Your objective:
Retype the opening lines of the data exactly, stopping after the line that contains "1.62, 1.76, 1.88, 2.0, 2.11, 2.22]". Skip every picture.

Collected data:
────────────────────────────────────────

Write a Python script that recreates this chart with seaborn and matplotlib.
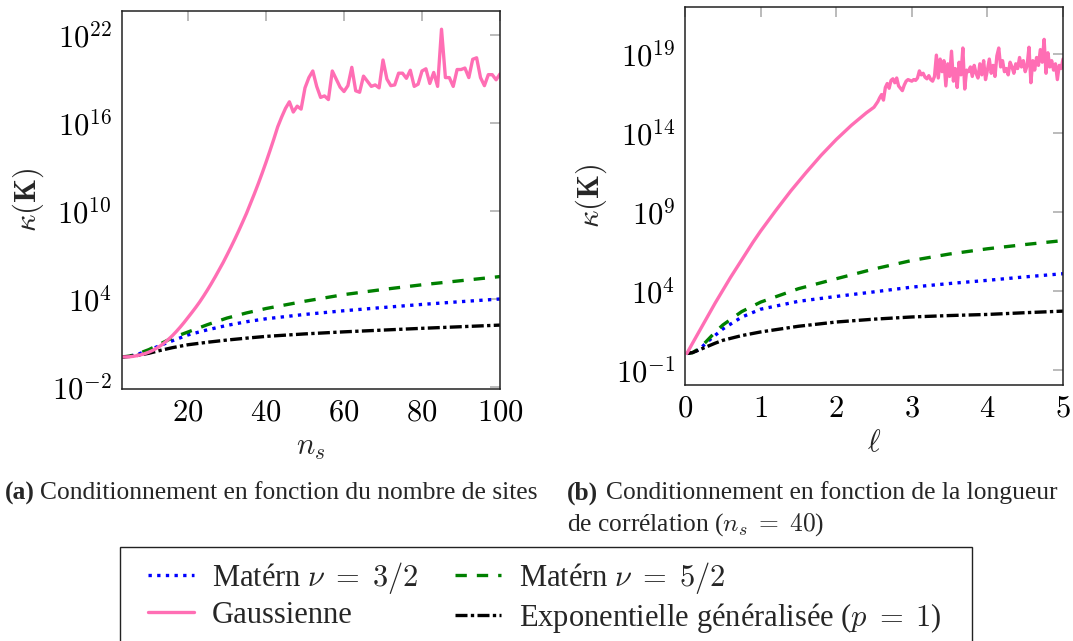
import matplotlib
matplotlib.use("Agg")
import matplotlib.pyplot as plt
import numpy as np
import seaborn as sns
from matplotlib.patches import Rectangle
from matplotlib.ticker import FuncFormatter, NullLocator

sns.set_theme(style="white")
plt.rcParams["font.family"] = ["Liberation Serif", "DejaVu Serif"]
plt.rcParams["mathtext.fontset"] = "cm"

# ------------------------------------------
# (a) condition number vs number of sites (log10 values)
# ------------------------------------------
ns_gauss = list(range(3, 101))
log_gauss_a = [
    0.05, 0.05, 0.06, 0.09, 0.14, 0.2, 0.28, 0.38, 0.5, 0.65,
    0.82, 1.02, 1.25, 1.5, 1.78, 2.08, 2.4, 2.74, 3.08, 3.43,
    3.8, 4.2, 4.62, 5.06, 5.52, 6.0, 6.48, 7.0, 7.53, 8.08,
    8.65, 9.24, 9.84, 10.5, 11.16, 11.85, 12.57, 13.32, 14.1, 14.9,
    15.74, 16.4, 17.0, 17.45, 16.75, 17.15, 16.95, 18.4, 19.1, 19.55,
    18.5, 17.75, 17.85, 17.6, 19.55, 19.0, 18.45, 18.15, 18.55, 19.8,
    18.2, 18.1, 19.2, 18.85, 18.5, 18.6, 18.4, 20.3, 19.0, 18.55,
    18.6, 19.4, 19.4, 19.05, 19.6, 18.5, 18.65, 19.55, 19.7, 18.7,
    19.45, 18.5, 22.4, 19.1, 19.1, 18.5, 19.65, 19.65, 19.75, 19.1,
    20.35, 20.45, 19.1, 18.55, 19.3, 19.3, 18.95, 19.35,
]
ns_smooth = [3, 5, 7, 10, 13, 16, 20, 25, 30, 35, 40, 50, 60, 70, 80, 90, 100]
log_mat32_a = [0.05, 0.1, 0.22, 0.5, 0.85, 1.15, 1.55, 1.9, 2.2, 2.45, 2.65,
               2.95, 3.2, 3.42, 3.63, 3.82, 4.0]
log_mat52_a = [0.05, 0.1, 0.25, 0.55, 0.95, 1.35, 1.75, 2.25, 2.7, 3.05, 3.35,
               3.85, 4.3, 4.65, 4.97, 5.25, 5.53]
log_exp_a = [0.05, 0.08, 0.15, 0.3, 0.5, 0.68, 0.88, 1.05, 1.2, 1.33, 1.45,
             1.62, 1.76, 1.88, 2.0, 2.11, 2.22]

# ------------------------------------------
# (b) condition number vs correlation length (log10 values)
# ------------------------------------------
ell_gauss_smooth = [0.025, 0.1, 0.2, 0.3, 0.4, 0.5, 0.6, 0.7, 0.8, 0.9, 1.0,
                    1.2, 1.4, 1.6, 1.8, 2.0, 2.2, 2.4, 2.5]
log_gauss_b_smooth = [0.05, 0.7, 1.55, 2.4, 3.25, 4.05, 4.85, 5.6, 6.35, 7.1, 7.8,
                      9.1, 10.35, 11.5, 12.6, 13.6, 14.5, 15.3, 15.65]
ell_gauss_noisy = list(np.linspace(2.55, 5.0, 99))
log_gauss_b_noisy = [
    16.0, 16.25, 16.45, 16.1, 16.9, 17.15, 16.85, 17.35, 17.45, 17.2,
    17.5, 17.0, 16.85, 16.7, 17.05, 17.3, 17.4, 17.35, 17.3, 17.4,
    17.35, 17.5, 17.95, 17.7, 17.8, 17.55, 17.45, 17.65, 17.4, 17.3,
    17.6, 18.95, 17.5, 18.7, 17.9, 18.6, 17.0, 18.4, 17.6, 19.2,
    17.3, 18.1, 16.9, 18.5, 17.7, 19.4, 16.8, 18.0, 17.9, 18.2,
    17.6, 18.3, 17.8, 17.5, 18.4, 17.7, 18.6, 17.4, 18.0, 18.7,
    17.8, 18.3, 17.6, 18.9, 19.4, 18.2, 18.6, 17.9, 18.1, 17.7,
    18.5, 18.2, 17.8, 18.4, 18.1, 18.8, 18.2, 18.6, 17.9, 18.3,
    19.45, 17.2, 18.6, 18.0, 18.8, 18.3, 19.3, 18.5, 19.95, 17.8,
    19.1, 18.2, 18.6, 18.0, 18.4, 17.4, 18.3, 18.1, 18.7,
]
ell_smooth = [0.025, 0.1, 0.2, 0.3, 0.4, 0.5, 0.75, 1.0, 1.5, 2.0, 2.5, 3.0, 3.5, 4.0, 4.5, 5.0]
log_mat32_b = [0.05, 0.08, 0.35, 0.8, 1.2, 1.6, 2.35, 2.85, 3.35, 3.66, 3.95,
               4.25, 4.48, 4.68, 4.9, 5.1]
log_mat52_b = [0.05, 0.1, 0.4, 0.9, 1.4, 1.85, 2.7, 3.3, 4.15, 4.78, 5.4,
               5.94, 6.35, 6.68, 6.95, 7.2]
log_exp_b = [0.05, 0.1, 0.3, 0.5, 0.7, 0.88, 1.18, 1.41, 1.77, 2.04, 2.22,
             2.36, 2.45, 2.52, 2.63, 2.73]

labels = {
    "m32": r"Matérn $\nu\;=\;3/2$",
    "m52": r"Matérn $\nu\;=\;5/2$",
    "gauss": "Gaussienne",
    "exp": r"Exponentielle généralisée ($p\;=\;1$)",
}
colors = {"m32": "#0000ff", "m52": "#008000", "gauss": "#ff6eb4", "exp": "black"}
styles = {
    "m32": (0, (1.0, 1.6)),
    "m52": (0, (3.4, 3.0)),
    "gauss": "-",
    "exp": (0, (3.6, 1.0, 1.0, 1.0)),
}
LW = 2.4

fig = plt.figure(figsize=(10.73, 6.41), dpi=100)
ax1 = fig.add_axes([0.1134, 0.3931, 0.3526, 0.5897])
ax2 = fig.add_axes([0.6384, 0.3994, 0.3523, 0.5897])


def draw(ax, x, logy, key):
    sns.lineplot(x=x, y=10.0 ** np.array(logy), ax=ax, color=colors[key],
                 linestyle=styles[key], lw=LW, label=labels[key],
                 estimator=None, sort=False)


draw(ax1, ns_smooth, log_mat32_a, "m32")
draw(ax1, ns_smooth, log_mat52_a, "m52")
draw(ax1, ns_smooth, log_exp_a, "exp")
draw(ax1, ns_gauss, log_gauss_a, "gauss")

draw(ax2, ell_smooth, log_mat32_b, "m32")
draw(ax2, ell_smooth, log_mat52_b, "m52")
draw(ax2, ell_smooth, log_exp_b, "exp")
draw(ax2, ell_gauss_smooth + ell_gauss_noisy,
     log_gauss_b_smooth + log_gauss_b_noisy, "gauss")

pow_fmt = FuncFormatter(lambda v, p: r"$10^{%d}$" % int(round(np.log10(v))))
num_fmt = FuncFormatter(lambda v, p: r"$%d$" % int(round(v)))

for ax in (ax1, ax2):
    ax.set_yscale("log")
    ax.yaxis.set_major_formatter(pow_fmt)
    ax.yaxis.set_minor_locator(NullLocator())
    ax.xaxis.set_major_formatter(num_fmt)
    ax.tick_params(which="major", direction="in", length=7.5, width=1.1,
                   color="#a8a8a8", labelcolor="black", labelsize=22,
                   top=True, right=True, pad=7)
    for s in ax.spines.values():
        s.set_color("#222222")
        s.set_linewidth(1.1)
    ax.set_ylabel(r"$\kappa(\mathbf{K})$", fontsize=22)
    ax.yaxis.set_label_coords(-0.2, 0.5)
    leg = ax.get_legend()
    if leg is not None:
        leg.remove()

ax1.set_xlim(3, 100)
ax1.set_xticks([20, 40, 60, 80, 100])
ax1.set_ylim(10 ** -2.14, 10 ** 23.64)
ax1.set_yticks([1e-2, 1e4, 1e10, 1e16, 1e22])
ax1.set_xlabel(r"$n_s$", fontsize=22, labelpad=4)

ax2.set_xlim(0, 5)
ax2.set_xticks([0, 1, 2, 3, 4, 5])
ax2.set_ylim(10 ** -1.95, 10 ** 22.0)
ax2.set_yticks([1e-1, 1e4, 1e9, 1e14, 1e19])
ax2.set_xlabel(r"$\ell$", fontsize=22, labelpad=4)

# captions
cap_fs = 18.4
fig.text(5 / 1073, 1 - 493 / 641, "(a)", fontsize=cap_fs, fontweight="bold", va="center")
fig.text(40 / 1073, 1 - 493 / 641, "Conditionnement en fonction du nombre de sites",
         fontsize=cap_fs, va="center")
fig.text(567 / 1073, 1 - 493 / 641, "(b)", fontsize=cap_fs, fontweight="bold", va="center")
fig.text(606 / 1073, 1 - 493 / 641, "Conditionnement en fonction de la longueur",
         fontsize=cap_fs, va="center")
fig.text(567 / 1073, 1 - 525 / 641, r"de corrélation ($n_s\;=\;40$)",
         fontsize=cap_fs, va="center")

# shared legend (frame drawn separately: it runs past the bottom edge)
fig.patches.append(Rectangle((120 / 1073, -0.1), (972 - 120) / 1073, 0.1 + 1 - 547 / 641,
                             transform=fig.transFigure, fill=False,
                             edgecolor="#222222", linewidth=1.0))
h, l = ax1.get_legend_handles_labels()
lookup = dict(zip(l, h))
order = [labels["m32"], labels["gauss"], labels["m52"], labels["exp"]]
leg = fig.legend([lookup[k] for k in order], order, loc="upper left",
                 bbox_to_anchor=(148 / 1073, 1 - 560 / 641), borderaxespad=0,
                 borderpad=0, ncol=2, fontsize=22, frameon=False,
                 handlelength=1.5, handletextpad=0.6, columnspacing=1.2,
                 labelspacing=0.15)

fig.savefig("out.png", dpi=100)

────────────────────────────────────────

Full answer:
Write a Python script that recreates this chart with seaborn and matplotlib.
import matplotlib
matplotlib.use("Agg")
import matplotlib.pyplot as plt
import numpy as np
import seaborn as sns
from matplotlib.patches import Rectangle
from matplotlib.ticker import FuncFormatter, NullLocator

sns.set_theme(style="white")
plt.rcParams["font.family"] = ["Liberation Serif", "DejaVu Serif"]
plt.rcParams["mathtext.fontset"] = "cm"

# ------------------------------------------
# (a) condition number vs number of sites (log10 values)
# ------------------------------------------
ns_gauss = list(range(3, 101))
log_gauss_a = [
    0.05, 0.05, 0.06, 0.09, 0.14, 0.2, 0.28, 0.38, 0.5, 0.65,
    0.82, 1.02, 1.25, 1.5, 1.78, 2.08, 2.4, 2.74, 3.08, 3.43,
    3.8, 4.2, 4.62, 5.06, 5.52, 6.0, 6.48, 7.0, 7.53, 8.08,
    8.65, 9.24, 9.84, 10.5, 11.16, 11.85, 12.57, 13.32, 14.1, 14.9,
    15.74, 16.4, 17.0, 17.45, 16.75, 17.15, 16.95, 18.4, 19.1, 19.55,
    18.5, 17.75, 17.85, 17.6, 19.55, 19.0, 18.45, 18.15, 18.55, 19.8,
    18.2, 18.1, 19.2, 18.85, 18.5, 18.6, 18.4, 20.3, 19.0, 18.55,
    18.6, 19.4, 19.4, 19.05, 19.6, 18.5, 18.65, 19.55, 19.7, 18.7,
    19.45, 18.5, 22.4, 19.1, 19.1, 18.5, 19.65, 19.65, 19.75, 19.1,
    20.35, 20.45, 19.1, 18.55, 19.3, 19.3, 18.95, 19.35,
]
ns_smooth = [3, 5, 7, 10, 13, 16, 20, 25, 30, 35, 40, 50, 60, 70, 80, 90, 100]
log_mat32_a = [0.05, 0.1, 0.22, 0.5, 0.85, 1.15, 1.55, 1.9, 2.2, 2.45, 2.65,
               2.95, 3.2, 3.42, 3.63, 3.82, 4.0]
log_mat52_a = [0.05, 0.1, 0.25, 0.55, 0.95, 1.35, 1.75, 2.25, 2.7, 3.05, 3.35,
               3.85, 4.3, 4.65, 4.97, 5.25, 5.53]
log_exp_a = [0.05, 0.08, 0.15, 0.3, 0.5, 0.68, 0.88, 1.05, 1.2, 1.33, 1.45,
             1.62, 1.76, 1.88, 2.0, 2.11, 2.22]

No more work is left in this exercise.